## GIVEN DATA
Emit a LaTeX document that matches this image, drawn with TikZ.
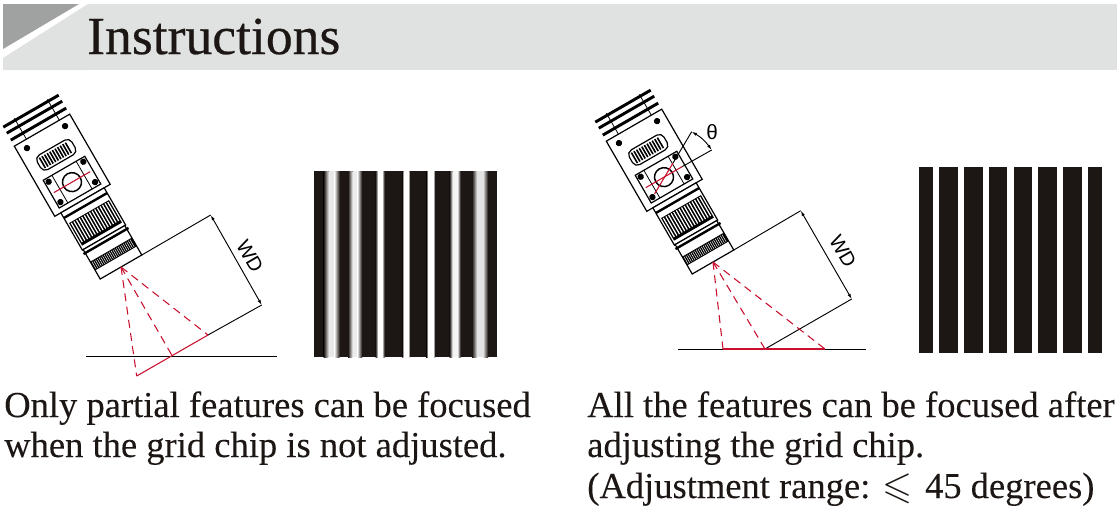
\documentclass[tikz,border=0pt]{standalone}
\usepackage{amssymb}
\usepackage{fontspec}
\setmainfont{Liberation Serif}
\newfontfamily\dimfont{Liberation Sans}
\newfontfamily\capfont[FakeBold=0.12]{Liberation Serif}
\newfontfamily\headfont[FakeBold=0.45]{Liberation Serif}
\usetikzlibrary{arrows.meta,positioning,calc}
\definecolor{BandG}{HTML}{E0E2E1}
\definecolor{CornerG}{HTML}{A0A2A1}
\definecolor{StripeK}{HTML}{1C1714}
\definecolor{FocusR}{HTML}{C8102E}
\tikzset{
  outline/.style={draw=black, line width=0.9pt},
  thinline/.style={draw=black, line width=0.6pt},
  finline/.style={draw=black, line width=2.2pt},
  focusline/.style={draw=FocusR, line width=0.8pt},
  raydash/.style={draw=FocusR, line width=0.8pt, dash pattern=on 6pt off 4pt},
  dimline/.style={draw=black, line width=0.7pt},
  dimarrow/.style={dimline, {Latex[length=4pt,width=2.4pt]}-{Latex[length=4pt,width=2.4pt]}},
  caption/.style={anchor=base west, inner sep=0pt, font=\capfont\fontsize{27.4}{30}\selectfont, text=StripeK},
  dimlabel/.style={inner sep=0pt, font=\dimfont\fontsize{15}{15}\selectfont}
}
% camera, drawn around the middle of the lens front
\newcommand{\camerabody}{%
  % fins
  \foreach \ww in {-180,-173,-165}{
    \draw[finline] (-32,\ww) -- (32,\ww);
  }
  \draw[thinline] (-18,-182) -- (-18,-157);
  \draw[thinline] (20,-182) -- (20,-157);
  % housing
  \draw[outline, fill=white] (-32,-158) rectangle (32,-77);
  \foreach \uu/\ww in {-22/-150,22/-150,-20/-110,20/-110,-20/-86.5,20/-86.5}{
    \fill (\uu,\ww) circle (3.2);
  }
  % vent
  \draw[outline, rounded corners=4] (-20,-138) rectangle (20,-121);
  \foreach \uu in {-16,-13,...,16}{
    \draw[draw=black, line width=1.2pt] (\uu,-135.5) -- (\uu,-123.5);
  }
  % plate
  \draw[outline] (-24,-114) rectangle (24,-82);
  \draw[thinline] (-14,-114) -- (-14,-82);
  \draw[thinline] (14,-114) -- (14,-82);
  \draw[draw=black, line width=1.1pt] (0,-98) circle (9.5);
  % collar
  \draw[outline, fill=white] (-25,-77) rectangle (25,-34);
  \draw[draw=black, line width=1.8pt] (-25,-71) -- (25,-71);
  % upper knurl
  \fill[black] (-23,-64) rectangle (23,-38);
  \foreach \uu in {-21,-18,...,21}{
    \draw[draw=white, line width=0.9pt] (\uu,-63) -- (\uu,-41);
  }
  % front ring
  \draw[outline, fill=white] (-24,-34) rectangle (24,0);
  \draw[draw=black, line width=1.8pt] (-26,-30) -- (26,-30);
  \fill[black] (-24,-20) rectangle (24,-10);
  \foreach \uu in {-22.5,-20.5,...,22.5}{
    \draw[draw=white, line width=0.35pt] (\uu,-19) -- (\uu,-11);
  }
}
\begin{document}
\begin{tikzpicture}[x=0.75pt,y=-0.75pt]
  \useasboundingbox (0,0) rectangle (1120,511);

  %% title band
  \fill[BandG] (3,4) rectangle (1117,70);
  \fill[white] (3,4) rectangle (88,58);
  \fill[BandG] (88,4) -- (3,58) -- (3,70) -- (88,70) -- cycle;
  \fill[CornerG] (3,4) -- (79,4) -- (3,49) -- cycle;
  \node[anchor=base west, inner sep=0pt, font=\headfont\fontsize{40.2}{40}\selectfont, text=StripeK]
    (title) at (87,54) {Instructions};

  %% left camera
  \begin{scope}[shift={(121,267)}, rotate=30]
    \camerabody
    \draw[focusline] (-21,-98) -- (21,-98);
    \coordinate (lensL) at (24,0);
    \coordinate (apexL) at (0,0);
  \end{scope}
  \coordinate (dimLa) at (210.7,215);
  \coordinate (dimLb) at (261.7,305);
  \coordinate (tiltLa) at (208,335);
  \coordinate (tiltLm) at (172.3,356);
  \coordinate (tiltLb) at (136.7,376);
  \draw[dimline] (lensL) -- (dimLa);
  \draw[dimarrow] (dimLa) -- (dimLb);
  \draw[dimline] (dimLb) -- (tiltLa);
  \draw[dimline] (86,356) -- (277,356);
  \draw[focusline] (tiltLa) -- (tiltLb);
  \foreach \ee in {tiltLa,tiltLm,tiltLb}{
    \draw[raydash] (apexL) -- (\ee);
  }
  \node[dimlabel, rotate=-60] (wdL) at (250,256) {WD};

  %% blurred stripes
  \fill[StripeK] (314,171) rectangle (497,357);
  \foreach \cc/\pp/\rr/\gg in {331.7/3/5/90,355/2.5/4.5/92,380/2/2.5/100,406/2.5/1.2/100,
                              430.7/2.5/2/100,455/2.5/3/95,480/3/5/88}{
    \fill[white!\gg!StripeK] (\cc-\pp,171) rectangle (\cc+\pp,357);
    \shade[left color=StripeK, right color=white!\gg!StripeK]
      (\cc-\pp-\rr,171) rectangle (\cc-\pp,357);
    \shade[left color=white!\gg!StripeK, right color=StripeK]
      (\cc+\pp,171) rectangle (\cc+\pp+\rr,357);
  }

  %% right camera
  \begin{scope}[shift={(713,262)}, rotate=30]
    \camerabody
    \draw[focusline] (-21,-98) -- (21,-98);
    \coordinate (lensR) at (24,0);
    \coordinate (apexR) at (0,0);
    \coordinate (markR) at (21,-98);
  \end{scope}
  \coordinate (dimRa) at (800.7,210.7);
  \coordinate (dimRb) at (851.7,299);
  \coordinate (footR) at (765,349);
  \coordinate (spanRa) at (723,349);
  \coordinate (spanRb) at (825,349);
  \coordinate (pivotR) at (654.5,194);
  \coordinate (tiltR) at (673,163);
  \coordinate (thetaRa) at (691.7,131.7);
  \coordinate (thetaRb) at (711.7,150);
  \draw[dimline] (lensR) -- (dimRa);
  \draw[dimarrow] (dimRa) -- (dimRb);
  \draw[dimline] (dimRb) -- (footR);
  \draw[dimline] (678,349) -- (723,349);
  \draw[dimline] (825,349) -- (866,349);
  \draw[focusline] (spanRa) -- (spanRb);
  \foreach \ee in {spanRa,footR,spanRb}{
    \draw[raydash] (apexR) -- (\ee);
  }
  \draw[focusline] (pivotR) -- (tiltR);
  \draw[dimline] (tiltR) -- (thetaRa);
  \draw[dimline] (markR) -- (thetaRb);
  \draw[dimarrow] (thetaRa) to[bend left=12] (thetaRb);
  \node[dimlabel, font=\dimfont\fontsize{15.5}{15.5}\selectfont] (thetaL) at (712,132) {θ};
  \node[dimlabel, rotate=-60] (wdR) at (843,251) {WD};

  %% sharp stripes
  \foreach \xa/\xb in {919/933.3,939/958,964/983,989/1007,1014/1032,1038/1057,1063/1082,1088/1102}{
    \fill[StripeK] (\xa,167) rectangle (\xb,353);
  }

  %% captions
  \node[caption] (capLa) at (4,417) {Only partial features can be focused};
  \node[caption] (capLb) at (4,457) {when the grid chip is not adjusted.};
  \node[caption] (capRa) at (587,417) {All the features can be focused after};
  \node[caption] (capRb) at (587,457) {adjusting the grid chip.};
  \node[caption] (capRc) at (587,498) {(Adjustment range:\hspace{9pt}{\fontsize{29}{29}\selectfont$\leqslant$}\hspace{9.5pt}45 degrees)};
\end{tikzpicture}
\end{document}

## GIVEN REQUEST
Reproduce the material above in full, exactly, with no images.

## TASK ANSWER
Emit a LaTeX document that matches this image, drawn with TikZ.
\documentclass[tikz,border=0pt]{standalone}
\usepackage{amssymb}
\usepackage{fontspec}
\setmainfont{Liberation Serif}
\newfontfamily\dimfont{Liberation Sans}
\newfontfamily\capfont[FakeBold=0.12]{Liberation Serif}
\newfontfamily\headfont[FakeBold=0.45]{Liberation Serif}
\usetikzlibrary{arrows.meta,positioning,calc}
\definecolor{BandG}{HTML}{E0E2E1}
\definecolor{CornerG}{HTML}{A0A2A1}
\definecolor{StripeK}{HTML}{1C1714}
\definecolor{FocusR}{HTML}{C8102E}
\tikzset{
  outline/.style={draw=black, line width=0.9pt},
  thinline/.style={draw=black, line width=0.6pt},
  finline/.style={draw=black, line width=2.2pt},
  focusline/.style={draw=FocusR, line width=0.8pt},
  raydash/.style={draw=FocusR, line width=0.8pt, dash pattern=on 6pt off 4pt},
  dimline/.style={draw=black, line width=0.7pt},
  dimarrow/.style={dimline, {Latex[length=4pt,width=2.4pt]}-{Latex[length=4pt,width=2.4pt]}},
  caption/.style={anchor=base west, inner sep=0pt, font=\capfont\fontsize{27.4}{30}\selectfont, text=StripeK},
  dimlabel/.style={inner sep=0pt, font=\dimfont\fontsize{15}{15}\selectfont}
}
% camera, drawn around the middle of the lens front
\newcommand{\camerabody}{%
  % fins
  \foreach \ww in {-180,-173,-165}{
    \draw[finline] (-32,\ww) -- (32,\ww);
  }
  \draw[thinline] (-18,-182) -- (-18,-157);
  \draw[thinline] (20,-182) -- (20,-157);
  % housing
  \draw[outline, fill=white] (-32,-158) rectangle (32,-77);
  \foreach \uu/\ww in {-22/-150,22/-150,-20/-110,20/-110,-20/-86.5,20/-86.5}{
    \fill (\uu,\ww) circle (3.2);
  }
  % vent
  \draw[outline, rounded corners=4] (-20,-138) rectangle (20,-121);
  \foreach \uu in {-16,-13,...,16}{
    \draw[draw=black, line width=1.2pt] (\uu,-135.5) -- (\uu,-123.5);
  }
  % plate
  \draw[outline] (-24,-114) rectangle (24,-82);
  \draw[thinline] (-14,-114) -- (-14,-82);
  \draw[thinline] (14,-114) -- (14,-82);
  \draw[draw=black, line width=1.1pt] (0,-98) circle (9.5);
  % collar
  \draw[outline, fill=white] (-25,-77) rectangle (25,-34);
  \draw[draw=black, line width=1.8pt] (-25,-71) -- (25,-71);
  % upper knurl
  \fill[black] (-23,-64) rectangle (23,-38);
  \foreach \uu in {-21,-18,...,21}{
    \draw[draw=white, line width=0.9pt] (\uu,-63) -- (\uu,-41);
  }
  % front ring
  \draw[outline, fill=white] (-24,-34) rectangle (24,0);
  \draw[draw=black, line width=1.8pt] (-26,-30) -- (26,-30);
  \fill[black] (-24,-20) rectangle (24,-10);
  \foreach \uu in {-22.5,-20.5,...,22.5}{
    \draw[draw=white, line width=0.35pt] (\uu,-19) -- (\uu,-11);
  }
}
\begin{document}
\begin{tikzpicture}[x=0.75pt,y=-0.75pt]
  \useasboundingbox (0,0) rectangle (1120,511);

  %% title band
  \fill[BandG] (3,4) rectangle (1117,70);
  \fill[white] (3,4) rectangle (88,58);
  \fill[BandG] (88,4) -- (3,58) -- (3,70) -- (88,70) -- cycle;
  \fill[CornerG] (3,4) -- (79,4) -- (3,49) -- cycle;
  \node[anchor=base west, inner sep=0pt, font=\headfont\fontsize{40.2}{40}\selectfont, text=StripeK]
    (title) at (87,54) {Instructions};

  %% left camera
  \begin{scope}[shift={(121,267)}, rotate=30]
    \camerabody
    \draw[focusline] (-21,-98) -- (21,-98);
    \coordinate (lensL) at (24,0);
    \coordinate (apexL) at (0,0);
  \end{scope}
  \coordinate (dimLa) at (210.7,215);
  \coordinate (dimLb) at (261.7,305);
  \coordinate (tiltLa) at (208,335);
  \coordinate (tiltLm) at (172.3,356);
  \coordinate (tiltLb) at (136.7,376);
  \draw[dimline] (lensL) -- (dimLa);
  \draw[dimarrow] (dimLa) -- (dimLb);
  \draw[dimline] (dimLb) -- (tiltLa);
  \draw[dimline] (86,356) -- (277,356);
  \draw[focusline] (tiltLa) -- (tiltLb);
  \foreach \ee in {tiltLa,tiltLm,tiltLb}{
    \draw[raydash] (apexL) -- (\ee);
  }
  \node[dimlabel, rotate=-60] (wdL) at (250,256) {WD};

  %% blurred stripes
  \fill[StripeK] (314,171) rectangle (497,357);
  \foreach \cc/\pp/\rr/\gg in {331.7/3/5/90,355/2.5/4.5/92,380/2/2.5/100,406/2.5/1.2/100,
                              430.7/2.5/2/100,455/2.5/3/95,480/3/5/88}{
    \fill[white!\gg!StripeK] (\cc-\pp,171) rectangle (\cc+\pp,357);
    \shade[left color=StripeK, right color=white!\gg!StripeK]
      (\cc-\pp-\rr,171) rectangle (\cc-\pp,357);
    \shade[left color=white!\gg!StripeK, right color=StripeK]
      (\cc+\pp,171) rectangle (\cc+\pp+\rr,357);
  }

  %% right camera
  \begin{scope}[shift={(713,262)}, rotate=30]
    \camerabody
    \draw[focusline] (-21,-98) -- (21,-98);
    \coordinate (lensR) at (24,0);
    \coordinate (apexR) at (0,0);
    \coordinate (markR) at (21,-98);
  \end{scope}
  \coordinate (dimRa) at (800.7,210.7);
  \coordinate (dimRb) at (851.7,299);
  \coordinate (footR) at (765,349);
  \coordinate (spanRa) at (723,349);
  \coordinate (spanRb) at (825,349);
  \coordinate (pivotR) at (654.5,194);
  \coordinate (tiltR) at (673,163);
  \coordinate (thetaRa) at (691.7,131.7);
  \coordinate (thetaRb) at (711.7,150);
  \draw[dimline] (lensR) -- (dimRa);
  \draw[dimarrow] (dimRa) -- (dimRb);
  \draw[dimline] (dimRb) -- (footR);
  \draw[dimline] (678,349) -- (723,349);
  \draw[dimline] (825,349) -- (866,349);
  \draw[focusline] (spanRa) -- (spanRb);
  \foreach \ee in {spanRa,footR,spanRb}{
    \draw[raydash] (apexR) -- (\ee);
  }
  \draw[focusline] (pivotR) -- (tiltR);
  \draw[dimline] (tiltR) -- (thetaRa);
  \draw[dimline] (markR) -- (thetaRb);
  \draw[dimarrow] (thetaRa) to[bend left=12] (thetaRb);
  \node[dimlabel, font=\dimfont\fontsize{15.5}{15.5}\selectfont] (thetaL) at (712,132) {θ};
  \node[dimlabel, rotate=-60] (wdR) at (843,251) {WD};

  %% sharp stripes
  \foreach \xa/\xb in {919/933.3,939/958,964/983,989/1007,1014/1032,1038/1057,1063/1082,1088/1102}{
    \fill[StripeK] (\xa,167) rectangle (\xb,353);
  }

  %% captions
  \node[caption] (capLa) at (4,417) {Only partial features can be focused};
  \node[caption] (capLb) at (4,457) {when the grid chip is not adjusted.};
  \node[caption] (capRa) at (587,417) {All the features can be focused after};
  \node[caption] (capRb) at (587,457) {adjusting the grid chip.};
  \node[caption] (capRc) at (587,498) {(Adjustment range:\hspace{9pt}{\fontsize{29}{29}\selectfont$\leqslant$}\hspace{9.5pt}45 degrees)};
\end{tikzpicture}
\end{document}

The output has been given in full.